### Short problem
Repeat everything from the first line of the listing below through the line that contains "import pandas as pd", exactly. Leave out pictures.
[Dataset extract start]
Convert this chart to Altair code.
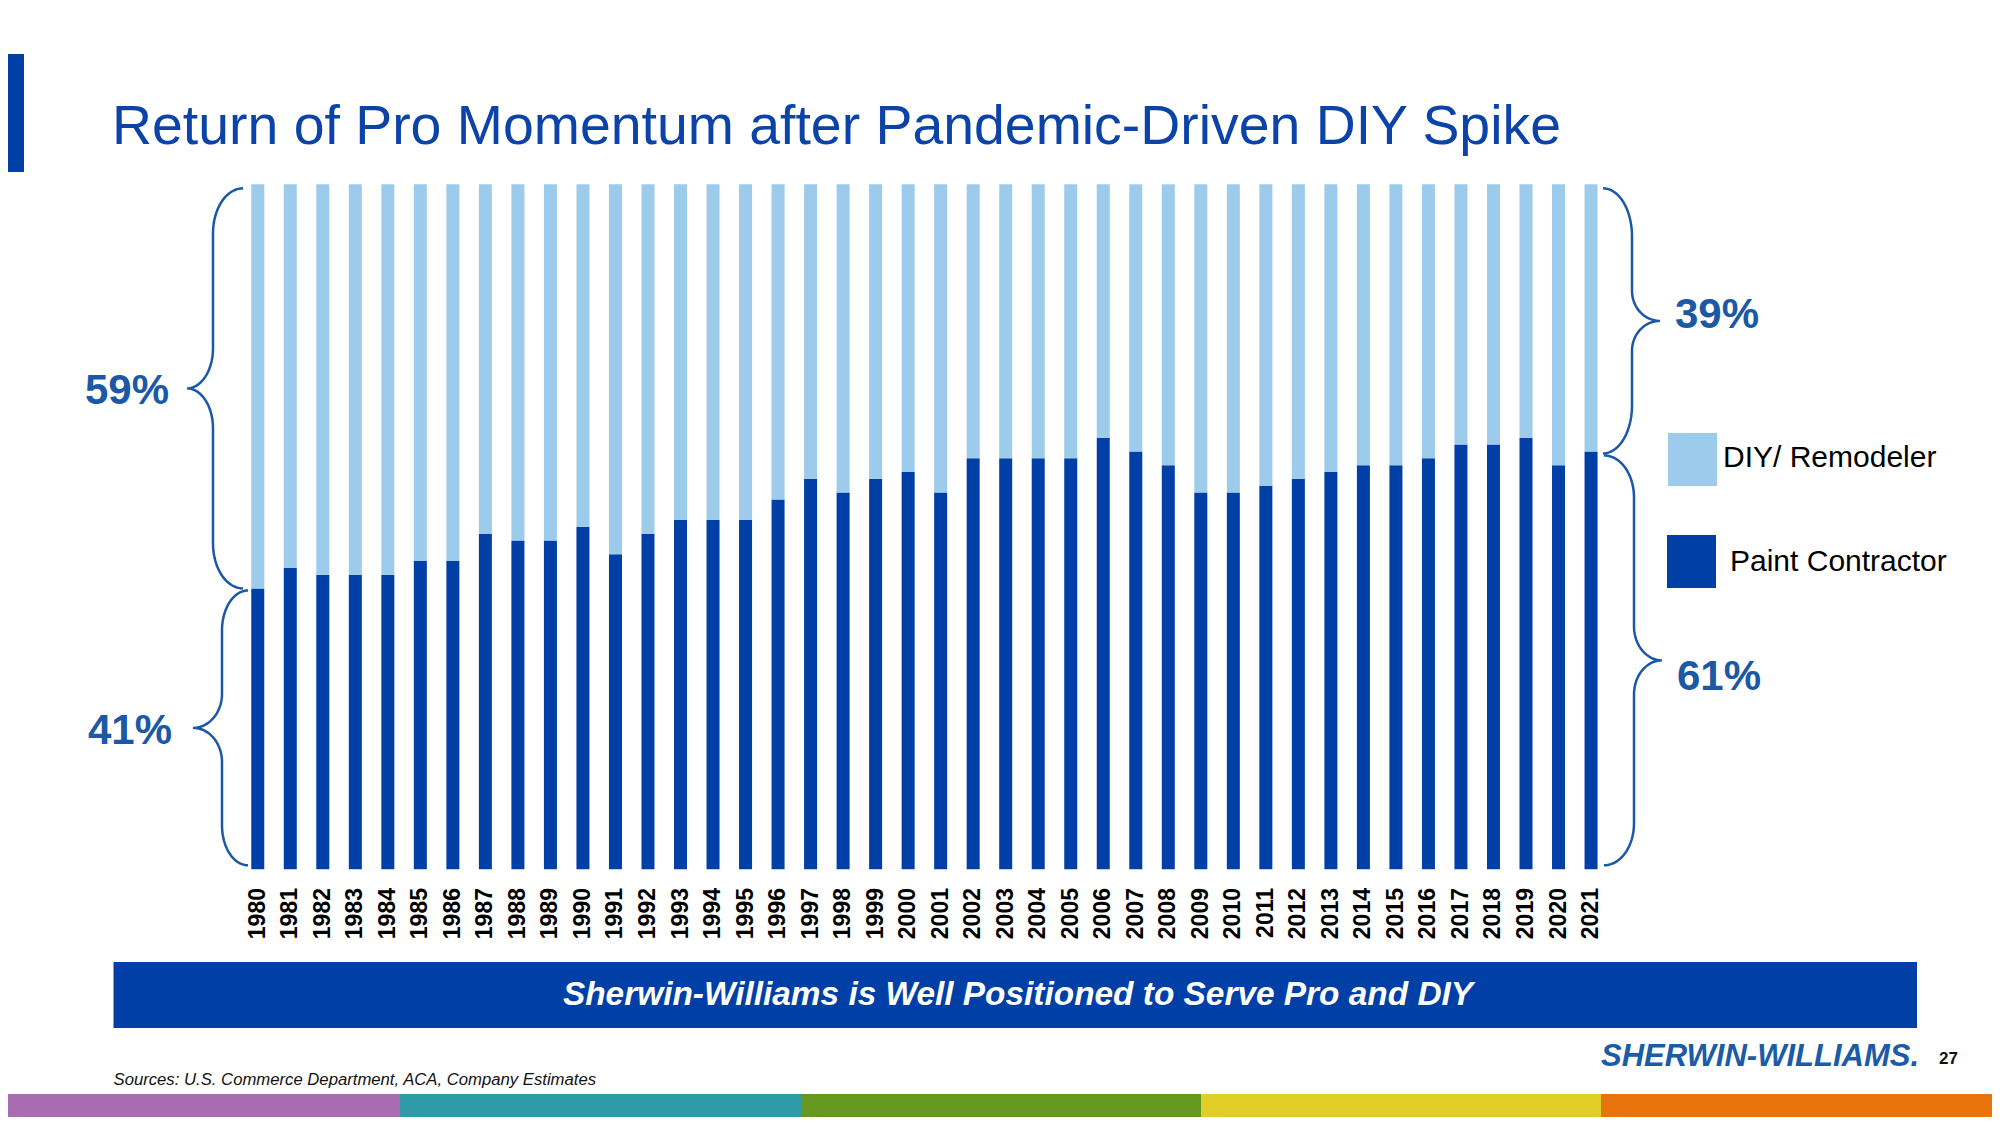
import math
import altair as alt
import pandas as pd

# ---------------- data ----------------
years = ["1980", "1981", "1982", "1983", "1984", "1985", "1986", "1987", "1988", "1989",
         "1990", "1991", "1992", "1993", "1994", "1995", "1996", "1997", "1998", "1999",
         "2000", "2001", "2002", "2003", "2004", "2005", "2006", "2007", "2008", "2009",
         "2010", "2011", "2012", "2013", "2014", "2015", "2016", "2017", "2018", "2019",
         "2020", "2021"]
pro_share = [41, 44, 43, 43, 43, 45, 45, 49, 48, 48,
             50, 46, 49, 51, 51, 51, 54, 57, 55, 57,
             58, 55, 60, 60, 60, 60, 63, 61, 59, 55,
             55, 56, 57, 58, 59, 59, 60, 62, 62, 63,
             59, 61]
diy_share = [59, 56, 57, 57, 57, 55, 55, 51, 52, 52,
             50, 54, 51, 49, 49, 49, 46, 43, 45, 43,
             42, 45, 40, 40, 40, 40, 37, 39, 41, 45,
             45, 44, 43, 42, 41, 41, 40, 38, 38, 37,
             41, 39]
series_names = ["DIY/ Remodeler", "Paint Contractor"]
series_colors = ["#9DCBEC", "#003FA6"]
title_text = "Return of Pro Momentum after Pandemic-Driven DIY Spike"
brace_labels = ["59%", "41%", "39%", "61%"]
banner_text = "Sherwin-Williams is Well Positioned to Serve Pro and DIY"
source_text = "Sources: U.S. Commerce Department, ACA, Company Estimates"
logo_text = "SHERWIN-WILLIAMS."
page_number = "27"
stripe_colors = ["#A76CB2", "#309BA8", "#65981E", "#E0CE26", "#E8730A"]

# ---------------- layout ----------------
W, H = 1984, 1109
FONT = "Liberation Sans"
DARK = "#003FA6"
ACCENT = "#1B58A5"
Y0, Y100 = 861.3, 176.3
X0, X1 = 233.5, 1599.3


def ypix(v):
    return Y0 - v * (Y0 - Y100) / 100.0


rows = []
for yr, p, d in zip(years, pro_share, diy_share):
    rows.append(dict(year=yr, series="Paint Contractor", lo=0, hi=p))
    rows.append(dict(year=yr, series="DIY/ Remodeler", lo=p, hi=p + d))
bars_df = pd.DataFrame(rows)

x_scale = alt.Scale(domain=years, range=[X0, X1], paddingInner=0.6, paddingOuter=0.3)
y_scale = alt.Scale(domain=[0, 100], range=[Y0, Y100], nice=False, zero=False)

bars = alt.Chart(bars_df).mark_bar().encode(
    x=alt.X("year:N", scale=x_scale, axis=None),
    y=alt.Y("lo:Q", scale=y_scale, axis=None),
    y2="hi:Q",
    color=alt.Color("series:N", scale=alt.Scale(domain=series_names, range=series_colors), legend=None),
)

year_labels = alt.Chart(pd.DataFrame({"year": years})).mark_text(
    angle=270, align="right", baseline="middle", font=FONT, fontSize=23,
    fontWeight="bold", color="#000000"
).encode(
    x=alt.X("year:N", scale=x_scale, axis=None),
    y=alt.value(880),
    text="year:N",
)


# ---------------- braces ----------------
def brace_points(name, k, x_spine, a, b, y_top, y_bot, ry_end, ry_mid, n=20):
    y_mid = (y_top + y_bot) / 2.0
    pts = []

    def add(u, y):
        pts.append(dict(brace=name, i=len(pts), px=x_spine + k * u, py=y))

    for j in range(n + 1):
        ph = math.pi / 2 * j / n
        add(a - a * math.sin(ph), y_top + ry_end - ry_end * math.cos(ph))
    for j in range(n + 1):
        ph = math.pi / 2 * j / n
        add(-b + b * math.cos(ph), y_mid - ry_mid + ry_mid * math.sin(ph))
    for j in range(n + 1):
        ph = math.pi / 2 * j / n
        add(-b + b * math.sin(ph), y_mid + ry_mid - ry_mid * math.cos(ph))
    for j in range(n + 1):
        ph = math.pi / 2 * j / n
        add(a - a * math.cos(ph), y_bot - ry_end + ry_end * math.sin(ph))
    return pts


brace_rows = []
brace_rows += brace_points("lu", 1, 205, 30, 26, ypix(100) + 4, ypix(pro_share[0]), 45, 40)
brace_rows += brace_points("ll", 1, 214, 26, 29, ypix(pro_share[0]) + 2, ypix(0) - 4, 40, 34)
brace_rows += brace_points("ru", -1, 1624, 29, 28, ypix(100) + 4, ypix(pro_share[-1]) + 2, 48, 30)
brace_rows += brace_points("rl", -1, 1626, 30, 28, ypix(pro_share[-1]) + 4, ypix(0) - 4, 42, 34)
brace_df = pd.DataFrame(brace_rows)

braces = alt.Chart(brace_df).mark_line(color=ACCENT, strokeWidth=2.5).encode(
    x=alt.X("px:Q", scale=alt.Scale(domain=[0, W], range=[0, W], nice=False, zero=False), axis=None),
    y=alt.Y("py:Q", scale=alt.Scale(domain=[0, H], range=[0, H], nice=False, zero=False), axis=None),
    detail="brace:N",
    order="i:Q",
)


def rect(x1, x2, y1, y2, color):
    return alt.Chart(pd.DataFrame({"r": [0]})).mark_rect(color=color).encode(
        x=alt.value(x1), x2=alt.value(x2), y=alt.value(y1), y2=alt.value(y2)
    )


def text(s, x, y, size, color, weight="normal", style="normal", align="left", baseline="middle"):
    return alt.Chart(pd.DataFrame({"t": [s]})).mark_text(
        font=FONT, fontSize=size, fontWeight=weight, fontStyle=style,
        color=color, align=align, baseline=baseline
    ).encode(x=alt.value(x), y=alt.value(y), text="t:N")


layers = [
    rect(0, 16, 46, 164, DARK),
    text(title_text, 104, 136, 55.4, "#0B43A8", baseline="alphabetic"),
    bars,
    year_labels,
    braces,
    text(brace_labels[0], 77, 383, 42, ACCENT, weight="bold"),
    text(brace_labels[1], 80, 723, 42, ACCENT, weight="bold"),
    text(brace_labels[2], 1667, 307, 42, ACCENT, weight="bold"),
    text(brace_labels[3], 1669, 669, 42, ACCENT, weight="bold"),
    rect(1660, 1709, 425, 478, series_colors[0]),
    rect(1659, 1708, 527, 580, series_colors[1]),
    text(series_names[0], 1715, 450, 30, "#000000"),
    text(series_names[1], 1722, 554, 30, "#000000"),
    rect(105.5, 1909, 954, 1020, DARK),
    text(banner_text, 1010, 987, 33.4, "#FFFFFF", weight="bold", style="italic", align="center"),
    text(source_text, 105.5, 1072, 16.7, "#111111", style="italic"),
    text(logo_text, 1593, 1049, 31, "#1C5BA6", weight="bold", style="italic"),
    text(page_number, 1931, 1051, 17, "#111111", weight="bold"),
]

stripe_edges = [0, 392, 793, 1193, 1593, 1984]
for i, c in enumerate(stripe_colors):
    layers.append(rect(stripe_edges[i], stripe_edges[i + 1], 1086, 1117, c))

chart = alt.layer(*layers).resolve_scale(
    x="independent", y="independent"
).properties(
    width=W, height=H, autosize=alt.AutoSizeParams(type="none"), padding=0
).configure_view(stroke=None)

chart.save("out.html", embed_options={"renderer": "svg", "actions": False})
[Dataset extract end]
### Complete output
Convert this chart to Altair code.
import math
import altair as alt
import pandas as pd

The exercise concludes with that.